1) All WSL calls are async, with controlled concurrency

Under the hood, WSL operations are executed via wsl.exe. But I don’t want a single slow command to make the UI unusable, so the execution layer implements several key safeguards (see executor.rs):

• Tokio async process execution: runs wsl.exe via tokio::process::Command, reads stdout/stderr without blocking.
• Timeout + cancellation: sets different timeouts per command type (heavy operations up to 30 minutes) and enables kill_on_drop(true) so timeouts/cancellation won’t leave “zombie wsl.exe” processes.
• Concurrency limiting: uses semaphores to cap the number of concurrent WSL commands, preventing resource exhaustion under high-frequency usage.
• Output decoding + size limits: decodes and truncates output to avoid runaway memory/log growth from abnormal output.

The goal isn’t “faster at all costs”, but “the UI should not get dragged down no matter how you use it”.

2) Refresh is event-driven, with throttling

Another major source of UI jank is refresh logic: frequent refresh → frequent commands → frequent model updates → UI pressure. Here, refresh is handled along two paths (see tasks.rs and wsl/dashboard/mod.rs):

• Periodic monitoring: runs on a fixed interval, but refreshes only when relevant tabs are active, reducing wasted work.
• Change notifications: when the distro list changes, it notifies and triggers UI updates instead of brute-force polling.
• Debounce / throttling: enforces a minimum interval for UI refresh to reduce memory pressure from frequent updates.

Meanwhile, WslDashboard maintains a “manual heavy operation” counter and a “heavy-op lock”, so background refresh won’t interfere with long-running move/clone operations—and it performs a final sync when operations finish.

Internationalization Is Not Just “A Translation Table”

In v0.4.0, I treated i18n as a full engineering effort: resource organization, build-time integrity checks, and UI-level RTL/font strategies all need to form a closed loop.

1) Resource organization + loading: English fallback + language overrides

• Translations live in assets/i18n/*.toml, and are embedded into the binary via RustEmbed at runtime (see i18n/mod.rs).
• Loading follows “load English first, then override with the target language”, so missing keys won’t result in blank UI.
• Language codes are normalized (e.g. zh-Hans / zh_CN) to reduce mismatches caused by system locale differences.

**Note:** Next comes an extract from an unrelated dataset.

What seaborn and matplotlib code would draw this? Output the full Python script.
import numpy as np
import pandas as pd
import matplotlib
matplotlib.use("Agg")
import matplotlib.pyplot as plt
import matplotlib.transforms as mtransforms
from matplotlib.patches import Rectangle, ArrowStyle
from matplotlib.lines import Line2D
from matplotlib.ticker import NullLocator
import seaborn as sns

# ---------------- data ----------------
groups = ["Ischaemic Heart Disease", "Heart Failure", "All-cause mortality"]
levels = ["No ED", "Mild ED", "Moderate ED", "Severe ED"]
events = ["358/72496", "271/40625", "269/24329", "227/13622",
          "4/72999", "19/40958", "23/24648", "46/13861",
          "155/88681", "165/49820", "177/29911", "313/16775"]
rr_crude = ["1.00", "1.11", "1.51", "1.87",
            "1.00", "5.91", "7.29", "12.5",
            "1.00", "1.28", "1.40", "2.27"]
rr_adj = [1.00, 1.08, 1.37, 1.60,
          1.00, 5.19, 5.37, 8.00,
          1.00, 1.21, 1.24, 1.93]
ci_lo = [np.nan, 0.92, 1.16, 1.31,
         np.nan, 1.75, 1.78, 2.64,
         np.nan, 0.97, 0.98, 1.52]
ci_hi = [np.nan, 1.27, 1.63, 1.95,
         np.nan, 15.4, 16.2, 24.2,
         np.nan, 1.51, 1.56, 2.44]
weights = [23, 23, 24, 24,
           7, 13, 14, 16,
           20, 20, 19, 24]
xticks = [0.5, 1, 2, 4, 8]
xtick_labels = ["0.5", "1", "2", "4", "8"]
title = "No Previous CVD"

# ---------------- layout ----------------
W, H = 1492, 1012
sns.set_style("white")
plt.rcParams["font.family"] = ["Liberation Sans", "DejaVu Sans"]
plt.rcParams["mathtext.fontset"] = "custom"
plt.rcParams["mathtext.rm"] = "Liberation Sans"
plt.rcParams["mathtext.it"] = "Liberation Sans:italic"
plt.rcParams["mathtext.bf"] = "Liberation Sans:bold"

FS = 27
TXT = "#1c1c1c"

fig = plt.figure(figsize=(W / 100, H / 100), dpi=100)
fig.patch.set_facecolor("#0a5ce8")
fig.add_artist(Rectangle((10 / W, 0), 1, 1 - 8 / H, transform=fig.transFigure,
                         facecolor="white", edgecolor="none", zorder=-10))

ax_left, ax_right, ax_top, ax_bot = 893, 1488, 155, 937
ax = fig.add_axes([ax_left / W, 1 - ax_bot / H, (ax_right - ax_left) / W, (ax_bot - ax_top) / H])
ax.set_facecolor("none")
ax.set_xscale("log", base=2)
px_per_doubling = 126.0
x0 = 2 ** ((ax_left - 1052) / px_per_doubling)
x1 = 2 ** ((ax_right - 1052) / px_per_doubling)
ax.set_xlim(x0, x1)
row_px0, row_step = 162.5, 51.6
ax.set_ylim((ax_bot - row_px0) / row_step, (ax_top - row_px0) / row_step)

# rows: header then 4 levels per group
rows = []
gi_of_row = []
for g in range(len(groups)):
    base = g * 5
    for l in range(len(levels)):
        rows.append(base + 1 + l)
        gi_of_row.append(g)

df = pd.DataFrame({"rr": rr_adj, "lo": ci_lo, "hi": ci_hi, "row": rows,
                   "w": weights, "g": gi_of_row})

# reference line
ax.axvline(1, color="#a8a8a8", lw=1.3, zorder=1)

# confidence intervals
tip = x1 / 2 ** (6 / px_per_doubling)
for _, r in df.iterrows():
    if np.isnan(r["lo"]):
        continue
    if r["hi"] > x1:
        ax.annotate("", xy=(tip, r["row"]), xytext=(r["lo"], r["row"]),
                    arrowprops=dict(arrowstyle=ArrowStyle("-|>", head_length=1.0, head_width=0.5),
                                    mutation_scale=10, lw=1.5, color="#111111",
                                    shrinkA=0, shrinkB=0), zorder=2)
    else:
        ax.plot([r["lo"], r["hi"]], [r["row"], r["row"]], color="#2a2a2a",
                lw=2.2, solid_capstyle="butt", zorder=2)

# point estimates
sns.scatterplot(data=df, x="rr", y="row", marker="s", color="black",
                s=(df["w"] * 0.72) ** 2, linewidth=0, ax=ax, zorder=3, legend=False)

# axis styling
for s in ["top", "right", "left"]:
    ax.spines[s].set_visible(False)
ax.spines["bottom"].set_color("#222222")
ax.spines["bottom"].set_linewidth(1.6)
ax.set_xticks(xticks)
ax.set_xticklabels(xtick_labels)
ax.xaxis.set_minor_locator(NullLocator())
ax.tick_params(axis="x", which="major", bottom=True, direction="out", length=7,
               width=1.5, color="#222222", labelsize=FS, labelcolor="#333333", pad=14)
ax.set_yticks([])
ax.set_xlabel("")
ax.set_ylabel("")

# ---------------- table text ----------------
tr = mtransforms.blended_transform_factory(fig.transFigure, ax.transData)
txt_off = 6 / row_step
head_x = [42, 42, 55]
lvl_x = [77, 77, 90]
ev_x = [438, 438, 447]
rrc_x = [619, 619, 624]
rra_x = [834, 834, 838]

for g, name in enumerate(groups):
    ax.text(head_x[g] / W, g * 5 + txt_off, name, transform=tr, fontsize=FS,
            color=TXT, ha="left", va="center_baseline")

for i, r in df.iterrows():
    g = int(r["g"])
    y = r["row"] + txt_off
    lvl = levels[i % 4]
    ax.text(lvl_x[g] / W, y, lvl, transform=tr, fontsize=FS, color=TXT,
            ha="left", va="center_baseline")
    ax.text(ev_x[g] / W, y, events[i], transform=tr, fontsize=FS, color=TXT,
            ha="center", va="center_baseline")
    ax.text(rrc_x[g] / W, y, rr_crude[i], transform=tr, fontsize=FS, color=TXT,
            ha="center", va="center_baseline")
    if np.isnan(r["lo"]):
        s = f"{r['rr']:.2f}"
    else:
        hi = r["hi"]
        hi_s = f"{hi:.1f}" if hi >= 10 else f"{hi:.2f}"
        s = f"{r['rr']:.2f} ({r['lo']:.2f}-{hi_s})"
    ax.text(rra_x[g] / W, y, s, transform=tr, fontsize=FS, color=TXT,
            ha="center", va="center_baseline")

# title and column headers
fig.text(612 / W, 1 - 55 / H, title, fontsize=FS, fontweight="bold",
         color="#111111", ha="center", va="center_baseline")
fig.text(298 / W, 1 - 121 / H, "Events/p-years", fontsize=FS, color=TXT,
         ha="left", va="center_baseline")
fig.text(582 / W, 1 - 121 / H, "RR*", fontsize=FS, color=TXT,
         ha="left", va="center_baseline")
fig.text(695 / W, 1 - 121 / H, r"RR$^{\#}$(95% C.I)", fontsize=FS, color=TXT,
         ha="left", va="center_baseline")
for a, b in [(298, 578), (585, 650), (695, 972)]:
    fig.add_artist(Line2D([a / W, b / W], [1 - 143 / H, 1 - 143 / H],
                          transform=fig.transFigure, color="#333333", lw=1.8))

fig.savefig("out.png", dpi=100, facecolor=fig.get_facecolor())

2) Build-time integrity checks: missing keys are surfaced during build

I don’t want i18n quality to rely solely on manual checking, so the build script includes an i18n integrity check (see build.rs): it uses en.toml as the baseline, scans all language files, and prints warnings for missing keys. This helps catch translation gaps early before release.

3) RTL + complex-script UI strategy

RTL support isn’t just “right-align the text”. Many layouts need mirroring, and padding/icon/text placement and title-bar control ordering must stay consistent. The project uses a global AppI18n.is-rtl switch to branch UI behavior (see theme.slint and Slint components).

Also, complex scripts (Arabic/Urdu/Hebrew, Hindi, Bengali, etc.) are more sensitive to font size for readability. The UI provides a font-scale that auto-adjusts per language, reducing the “you can read it, but it’s uncomfortable” problem (see theme.slint).

Finally, to improve CJK rendering on Western-language OS environments, the app selects an appropriate default font per language to avoid poor Chinese/Japanese/Korean rendering (see data.rs).

Engineering Safeguards for Heavy Operations (Move / Clone / Export)

For operations like migrating, cloning, and exporting, the real complexity lies in long chains and uncertainty: is disk space enough? where should temp files go? will operations conflict with each other?

I made two engineering-oriented choices:

• C: free space probing + temp path strategy: for operations that require temp files, it probes C: free space first; when space is insufficient, it places temp files in a more suitable location to reduce failure risk (see system.rs and distro/mod.rs).
• Heavy-op locking + concurrency constraints: heavy paths are guarded with locks and limits to prevent resource contention under rapid clicking or batch operations, which can otherwise degrade UI or stall the workflow (see wsl/dashboard/mod.rs and executor.rs).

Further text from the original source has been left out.